▶ Goal
Leave out the pictures, and retype only the lines from the beginning of the material through the line that contains "(mp |- menge.south);", including both.

______

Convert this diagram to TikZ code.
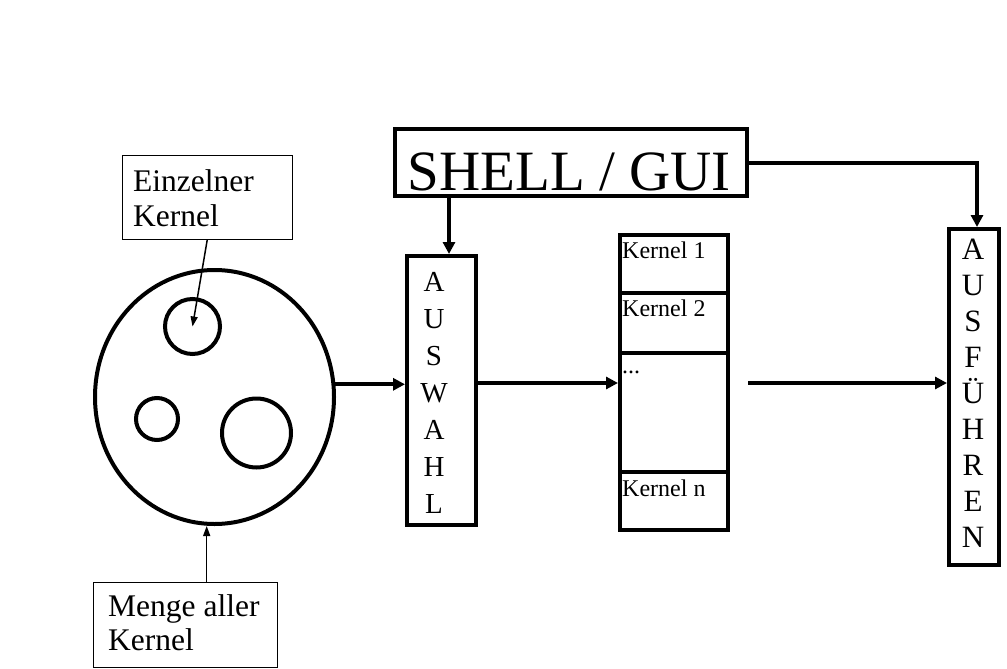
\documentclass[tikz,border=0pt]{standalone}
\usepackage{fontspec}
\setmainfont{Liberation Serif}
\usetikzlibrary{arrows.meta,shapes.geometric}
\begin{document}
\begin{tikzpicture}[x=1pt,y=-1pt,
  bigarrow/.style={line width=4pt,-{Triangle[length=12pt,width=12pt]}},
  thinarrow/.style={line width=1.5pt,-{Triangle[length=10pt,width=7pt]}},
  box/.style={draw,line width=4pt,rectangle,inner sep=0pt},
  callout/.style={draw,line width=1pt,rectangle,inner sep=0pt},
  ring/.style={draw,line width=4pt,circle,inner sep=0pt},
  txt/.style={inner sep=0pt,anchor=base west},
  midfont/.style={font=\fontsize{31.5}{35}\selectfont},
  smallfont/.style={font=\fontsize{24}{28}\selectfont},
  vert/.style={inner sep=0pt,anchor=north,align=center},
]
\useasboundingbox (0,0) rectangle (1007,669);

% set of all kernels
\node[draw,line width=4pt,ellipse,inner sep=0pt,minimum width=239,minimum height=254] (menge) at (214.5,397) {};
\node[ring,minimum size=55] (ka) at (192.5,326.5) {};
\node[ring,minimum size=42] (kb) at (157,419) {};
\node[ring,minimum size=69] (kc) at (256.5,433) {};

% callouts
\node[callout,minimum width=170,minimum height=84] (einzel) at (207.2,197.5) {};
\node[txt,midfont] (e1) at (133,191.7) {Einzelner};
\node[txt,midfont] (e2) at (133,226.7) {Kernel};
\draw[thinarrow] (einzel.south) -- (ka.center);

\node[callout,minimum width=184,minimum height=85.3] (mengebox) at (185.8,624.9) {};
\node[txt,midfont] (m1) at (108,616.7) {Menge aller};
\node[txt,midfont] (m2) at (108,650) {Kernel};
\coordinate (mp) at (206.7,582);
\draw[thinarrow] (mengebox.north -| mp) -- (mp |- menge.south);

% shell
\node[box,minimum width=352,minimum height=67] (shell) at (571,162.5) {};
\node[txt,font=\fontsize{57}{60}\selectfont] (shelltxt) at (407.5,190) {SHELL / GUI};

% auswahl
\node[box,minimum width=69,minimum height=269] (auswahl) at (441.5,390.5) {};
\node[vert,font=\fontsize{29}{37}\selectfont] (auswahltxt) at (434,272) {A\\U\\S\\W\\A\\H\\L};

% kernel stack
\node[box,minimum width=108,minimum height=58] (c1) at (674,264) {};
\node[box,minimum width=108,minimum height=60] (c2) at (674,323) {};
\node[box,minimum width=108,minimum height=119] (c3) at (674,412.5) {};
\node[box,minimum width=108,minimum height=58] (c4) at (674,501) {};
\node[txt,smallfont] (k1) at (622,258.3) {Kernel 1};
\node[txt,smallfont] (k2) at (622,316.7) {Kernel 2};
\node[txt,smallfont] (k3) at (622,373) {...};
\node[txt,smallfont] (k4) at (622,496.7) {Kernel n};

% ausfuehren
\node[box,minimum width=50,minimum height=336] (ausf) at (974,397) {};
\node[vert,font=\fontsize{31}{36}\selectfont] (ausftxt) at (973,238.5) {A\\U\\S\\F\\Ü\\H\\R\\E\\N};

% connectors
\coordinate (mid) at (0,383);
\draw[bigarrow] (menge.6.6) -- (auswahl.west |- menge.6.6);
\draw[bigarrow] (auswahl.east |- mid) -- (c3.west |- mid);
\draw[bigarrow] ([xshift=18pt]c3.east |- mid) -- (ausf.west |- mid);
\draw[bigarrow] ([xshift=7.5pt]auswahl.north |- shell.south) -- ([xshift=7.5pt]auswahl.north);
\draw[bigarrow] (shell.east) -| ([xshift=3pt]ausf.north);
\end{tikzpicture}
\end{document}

______

▶ Written solution
Convert this diagram to TikZ code.
\documentclass[tikz,border=0pt]{standalone}
\usepackage{fontspec}
\setmainfont{Liberation Serif}
\usetikzlibrary{arrows.meta,shapes.geometric}
\begin{document}
\begin{tikzpicture}[x=1pt,y=-1pt,
  bigarrow/.style={line width=4pt,-{Triangle[length=12pt,width=12pt]}},
  thinarrow/.style={line width=1.5pt,-{Triangle[length=10pt,width=7pt]}},
  box/.style={draw,line width=4pt,rectangle,inner sep=0pt},
  callout/.style={draw,line width=1pt,rectangle,inner sep=0pt},
  ring/.style={draw,line width=4pt,circle,inner sep=0pt},
  txt/.style={inner sep=0pt,anchor=base west},
  midfont/.style={font=\fontsize{31.5}{35}\selectfont},
  smallfont/.style={font=\fontsize{24}{28}\selectfont},
  vert/.style={inner sep=0pt,anchor=north,align=center},
]
\useasboundingbox (0,0) rectangle (1007,669);

% set of all kernels
\node[draw,line width=4pt,ellipse,inner sep=0pt,minimum width=239,minimum height=254] (menge) at (214.5,397) {};
\node[ring,minimum size=55] (ka) at (192.5,326.5) {};
\node[ring,minimum size=42] (kb) at (157,419) {};
\node[ring,minimum size=69] (kc) at (256.5,433) {};

% callouts
\node[callout,minimum width=170,minimum height=84] (einzel) at (207.2,197.5) {};
\node[txt,midfont] (e1) at (133,191.7) {Einzelner};
\node[txt,midfont] (e2) at (133,226.7) {Kernel};
\draw[thinarrow] (einzel.south) -- (ka.center);

\node[callout,minimum width=184,minimum height=85.3] (mengebox) at (185.8,624.9) {};
\node[txt,midfont] (m1) at (108,616.7) {Menge aller};
\node[txt,midfont] (m2) at (108,650) {Kernel};
\coordinate (mp) at (206.7,582);
\draw[thinarrow] (mengebox.north -| mp) -- (mp |- menge.south);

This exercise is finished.